### Records for this task
* START *
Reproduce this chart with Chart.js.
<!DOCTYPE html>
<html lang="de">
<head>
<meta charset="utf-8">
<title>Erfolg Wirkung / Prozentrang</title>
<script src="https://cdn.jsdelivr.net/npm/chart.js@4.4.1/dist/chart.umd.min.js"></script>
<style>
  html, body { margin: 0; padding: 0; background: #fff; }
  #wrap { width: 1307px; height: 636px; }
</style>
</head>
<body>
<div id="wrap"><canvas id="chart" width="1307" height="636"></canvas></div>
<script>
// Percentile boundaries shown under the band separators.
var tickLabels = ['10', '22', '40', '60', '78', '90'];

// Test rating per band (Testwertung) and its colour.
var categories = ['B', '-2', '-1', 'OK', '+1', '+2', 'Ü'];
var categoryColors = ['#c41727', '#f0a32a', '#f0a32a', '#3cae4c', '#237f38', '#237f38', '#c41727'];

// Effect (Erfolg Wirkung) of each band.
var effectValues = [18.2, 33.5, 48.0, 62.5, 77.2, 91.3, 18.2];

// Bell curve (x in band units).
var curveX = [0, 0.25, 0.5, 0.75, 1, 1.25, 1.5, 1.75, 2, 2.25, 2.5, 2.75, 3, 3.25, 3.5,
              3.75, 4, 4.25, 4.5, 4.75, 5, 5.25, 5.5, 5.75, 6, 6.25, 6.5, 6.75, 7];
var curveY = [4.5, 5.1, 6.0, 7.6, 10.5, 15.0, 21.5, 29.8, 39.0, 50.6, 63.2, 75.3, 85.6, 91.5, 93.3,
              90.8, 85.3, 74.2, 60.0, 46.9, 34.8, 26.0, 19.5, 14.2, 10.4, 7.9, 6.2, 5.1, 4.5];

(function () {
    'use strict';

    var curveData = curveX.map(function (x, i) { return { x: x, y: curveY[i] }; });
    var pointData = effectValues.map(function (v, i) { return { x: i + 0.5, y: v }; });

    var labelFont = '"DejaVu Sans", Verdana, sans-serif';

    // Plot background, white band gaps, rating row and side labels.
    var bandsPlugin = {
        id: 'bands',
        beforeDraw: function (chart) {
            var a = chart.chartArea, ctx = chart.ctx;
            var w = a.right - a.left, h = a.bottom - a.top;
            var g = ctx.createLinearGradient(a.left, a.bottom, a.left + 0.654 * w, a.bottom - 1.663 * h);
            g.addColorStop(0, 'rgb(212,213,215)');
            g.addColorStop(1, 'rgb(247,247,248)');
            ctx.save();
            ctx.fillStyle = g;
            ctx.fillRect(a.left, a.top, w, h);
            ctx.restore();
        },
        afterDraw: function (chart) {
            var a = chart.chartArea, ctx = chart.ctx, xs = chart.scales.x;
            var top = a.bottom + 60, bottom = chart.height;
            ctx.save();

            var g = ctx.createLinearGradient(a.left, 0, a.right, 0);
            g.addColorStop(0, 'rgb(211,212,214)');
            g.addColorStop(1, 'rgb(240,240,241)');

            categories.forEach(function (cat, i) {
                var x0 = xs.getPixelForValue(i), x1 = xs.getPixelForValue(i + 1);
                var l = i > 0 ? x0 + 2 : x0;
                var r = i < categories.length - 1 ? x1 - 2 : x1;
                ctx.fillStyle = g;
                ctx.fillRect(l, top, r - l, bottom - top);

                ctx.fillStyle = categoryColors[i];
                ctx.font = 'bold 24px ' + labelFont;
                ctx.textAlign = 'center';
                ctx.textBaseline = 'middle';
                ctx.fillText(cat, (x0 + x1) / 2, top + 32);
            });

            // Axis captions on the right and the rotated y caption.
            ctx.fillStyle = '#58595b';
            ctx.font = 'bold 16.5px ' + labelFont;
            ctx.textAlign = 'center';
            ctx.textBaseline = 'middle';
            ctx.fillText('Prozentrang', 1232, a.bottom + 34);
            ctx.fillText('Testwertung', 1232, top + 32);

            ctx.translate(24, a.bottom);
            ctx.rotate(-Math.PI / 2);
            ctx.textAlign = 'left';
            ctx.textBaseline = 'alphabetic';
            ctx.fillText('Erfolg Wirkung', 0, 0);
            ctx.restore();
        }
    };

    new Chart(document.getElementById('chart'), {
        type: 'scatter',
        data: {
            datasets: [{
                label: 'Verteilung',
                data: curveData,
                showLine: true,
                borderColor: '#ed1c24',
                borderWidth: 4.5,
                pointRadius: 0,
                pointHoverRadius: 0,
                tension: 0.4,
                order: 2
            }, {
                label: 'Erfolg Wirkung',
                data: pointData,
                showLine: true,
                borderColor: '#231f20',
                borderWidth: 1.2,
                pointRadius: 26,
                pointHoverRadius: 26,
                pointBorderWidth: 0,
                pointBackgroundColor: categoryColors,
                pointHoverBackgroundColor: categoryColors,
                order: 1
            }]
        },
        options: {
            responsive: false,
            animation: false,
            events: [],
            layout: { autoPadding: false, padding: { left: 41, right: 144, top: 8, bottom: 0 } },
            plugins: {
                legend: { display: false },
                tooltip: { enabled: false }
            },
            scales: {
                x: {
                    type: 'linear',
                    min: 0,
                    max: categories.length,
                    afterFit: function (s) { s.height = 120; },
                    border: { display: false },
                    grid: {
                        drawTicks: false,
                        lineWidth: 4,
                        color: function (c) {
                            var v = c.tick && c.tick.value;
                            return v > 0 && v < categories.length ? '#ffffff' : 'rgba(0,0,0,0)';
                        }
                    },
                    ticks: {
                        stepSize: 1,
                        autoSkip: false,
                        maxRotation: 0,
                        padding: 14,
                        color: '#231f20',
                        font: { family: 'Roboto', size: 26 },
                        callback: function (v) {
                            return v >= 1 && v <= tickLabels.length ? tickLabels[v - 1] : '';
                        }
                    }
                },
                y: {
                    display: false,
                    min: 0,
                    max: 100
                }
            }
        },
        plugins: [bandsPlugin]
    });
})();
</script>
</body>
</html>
* END *
* START *
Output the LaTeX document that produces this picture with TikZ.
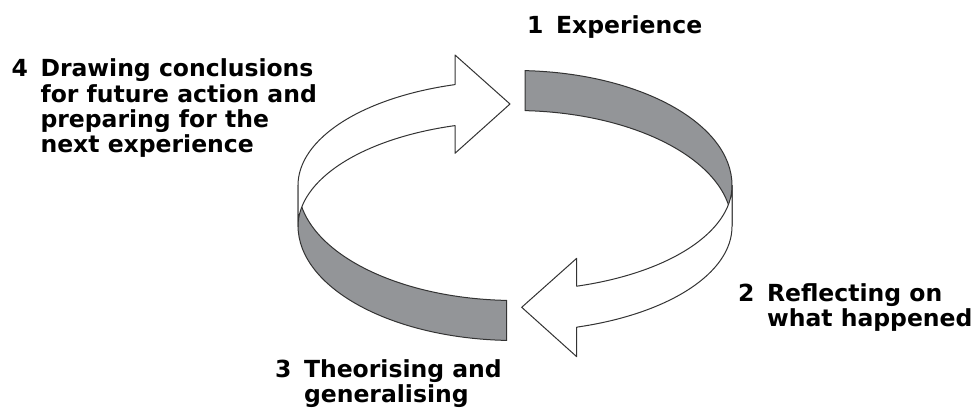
* END *
### What to work on
Starting at the line that contains "Reproduce this chart with Chart.js.", set down every line up to and including the line that contains "var effectValues = [18.2, 33.5, 48.0, 62.5, 77.2, 91.3, 18.2];", exactly as given, and no other line.

### Response to this exercise
Reproduce this chart with Chart.js.
<!DOCTYPE html>
<html lang="de">
<head>
<meta charset="utf-8">
<title>Erfolg Wirkung / Prozentrang</title>
<script src="https://cdn.jsdelivr.net/npm/chart.js@4.4.1/dist/chart.umd.min.js"></script>
<style>
  html, body { margin: 0; padding: 0; background: #fff; }
  #wrap { width: 1307px; height: 636px; }
</style>
</head>
<body>
<div id="wrap"><canvas id="chart" width="1307" height="636"></canvas></div>
<script>
// Percentile boundaries shown under the band separators.
var tickLabels = ['10', '22', '40', '60', '78', '90'];

// Test rating per band (Testwertung) and its colour.
var categories = ['B', '-2', '-1', 'OK', '+1', '+2', 'Ü'];
var categoryColors = ['#c41727', '#f0a32a', '#f0a32a', '#3cae4c', '#237f38', '#237f38', '#c41727'];

// Effect (Erfolg Wirkung) of each band.
var effectValues = [18.2, 33.5, 48.0, 62.5, 77.2, 91.3, 18.2];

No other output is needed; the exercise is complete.